BEGIN DATA LINES

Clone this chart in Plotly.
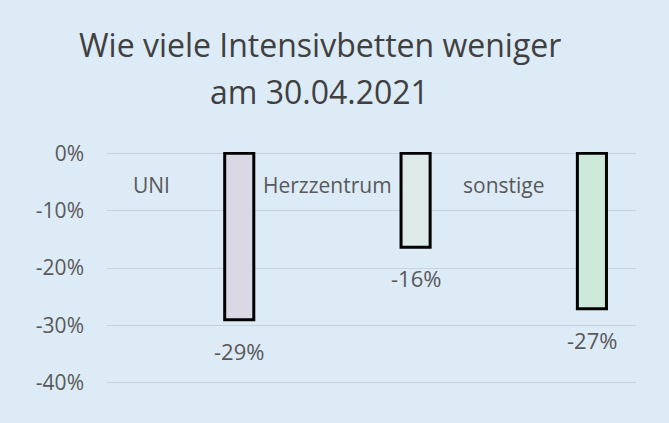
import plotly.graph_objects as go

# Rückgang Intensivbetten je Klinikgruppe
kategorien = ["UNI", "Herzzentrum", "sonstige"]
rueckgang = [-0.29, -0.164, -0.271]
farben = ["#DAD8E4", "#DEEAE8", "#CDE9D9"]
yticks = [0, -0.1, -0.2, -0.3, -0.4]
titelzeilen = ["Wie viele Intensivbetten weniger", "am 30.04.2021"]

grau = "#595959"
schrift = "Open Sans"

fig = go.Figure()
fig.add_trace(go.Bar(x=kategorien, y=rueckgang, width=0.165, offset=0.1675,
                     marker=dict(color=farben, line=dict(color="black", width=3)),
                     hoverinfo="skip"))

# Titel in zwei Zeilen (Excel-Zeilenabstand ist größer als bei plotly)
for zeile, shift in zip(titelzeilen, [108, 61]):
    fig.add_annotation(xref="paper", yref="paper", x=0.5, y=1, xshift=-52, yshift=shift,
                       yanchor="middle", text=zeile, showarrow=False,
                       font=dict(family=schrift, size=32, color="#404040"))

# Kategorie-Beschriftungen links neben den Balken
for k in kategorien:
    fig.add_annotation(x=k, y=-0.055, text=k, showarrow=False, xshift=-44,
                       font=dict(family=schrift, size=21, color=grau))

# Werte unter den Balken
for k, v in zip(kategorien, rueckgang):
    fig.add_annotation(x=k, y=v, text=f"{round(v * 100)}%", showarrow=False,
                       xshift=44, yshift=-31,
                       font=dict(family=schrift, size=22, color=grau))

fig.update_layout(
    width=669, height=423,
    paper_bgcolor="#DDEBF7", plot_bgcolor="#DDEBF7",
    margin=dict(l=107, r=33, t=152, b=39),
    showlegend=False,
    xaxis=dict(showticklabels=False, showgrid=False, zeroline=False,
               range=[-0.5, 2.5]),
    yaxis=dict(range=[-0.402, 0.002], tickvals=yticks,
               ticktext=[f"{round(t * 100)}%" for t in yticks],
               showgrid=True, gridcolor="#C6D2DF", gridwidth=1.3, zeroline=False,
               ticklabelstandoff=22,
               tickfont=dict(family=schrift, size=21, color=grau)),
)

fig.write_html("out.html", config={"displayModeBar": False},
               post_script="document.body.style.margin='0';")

END DATA LINES

-- WHAT YOU SHOULD DO --
Reproduce the data verbatim. Do not carry any picture into the copy.

-- TASK ANSWER --
Clone this chart in Plotly.
import plotly.graph_objects as go

# Rückgang Intensivbetten je Klinikgruppe
kategorien = ["UNI", "Herzzentrum", "sonstige"]
rueckgang = [-0.29, -0.164, -0.271]
farben = ["#DAD8E4", "#DEEAE8", "#CDE9D9"]
yticks = [0, -0.1, -0.2, -0.3, -0.4]
titelzeilen = ["Wie viele Intensivbetten weniger", "am 30.04.2021"]

grau = "#595959"
schrift = "Open Sans"

fig = go.Figure()
fig.add_trace(go.Bar(x=kategorien, y=rueckgang, width=0.165, offset=0.1675,
                     marker=dict(color=farben, line=dict(color="black", width=3)),
                     hoverinfo="skip"))

# Titel in zwei Zeilen (Excel-Zeilenabstand ist größer als bei plotly)
for zeile, shift in zip(titelzeilen, [108, 61]):
    fig.add_annotation(xref="paper", yref="paper", x=0.5, y=1, xshift=-52, yshift=shift,
                       yanchor="middle", text=zeile, showarrow=False,
                       font=dict(family=schrift, size=32, color="#404040"))

# Kategorie-Beschriftungen links neben den Balken
for k in kategorien:
    fig.add_annotation(x=k, y=-0.055, text=k, showarrow=False, xshift=-44,
                       font=dict(family=schrift, size=21, color=grau))

# Werte unter den Balken
for k, v in zip(kategorien, rueckgang):
    fig.add_annotation(x=k, y=v, text=f"{round(v * 100)}%", showarrow=False,
                       xshift=44, yshift=-31,
                       font=dict(family=schrift, size=22, color=grau))

fig.update_layout(
    width=669, height=423,
    paper_bgcolor="#DDEBF7", plot_bgcolor="#DDEBF7",
    margin=dict(l=107, r=33, t=152, b=39),
    showlegend=False,
    xaxis=dict(showticklabels=False, showgrid=False, zeroline=False,
               range=[-0.5, 2.5]),
    yaxis=dict(range=[-0.402, 0.002], tickvals=yticks,
               ticktext=[f"{round(t * 100)}%" for t in yticks],
               showgrid=True, gridcolor="#C6D2DF", gridwidth=1.3, zeroline=False,
               ticklabelstandoff=22,
               tickfont=dict(family=schrift, size=21, color=grau)),
)

fig.write_html("out.html", config={"displayModeBar": False},
               post_script="document.body.style.margin='0';")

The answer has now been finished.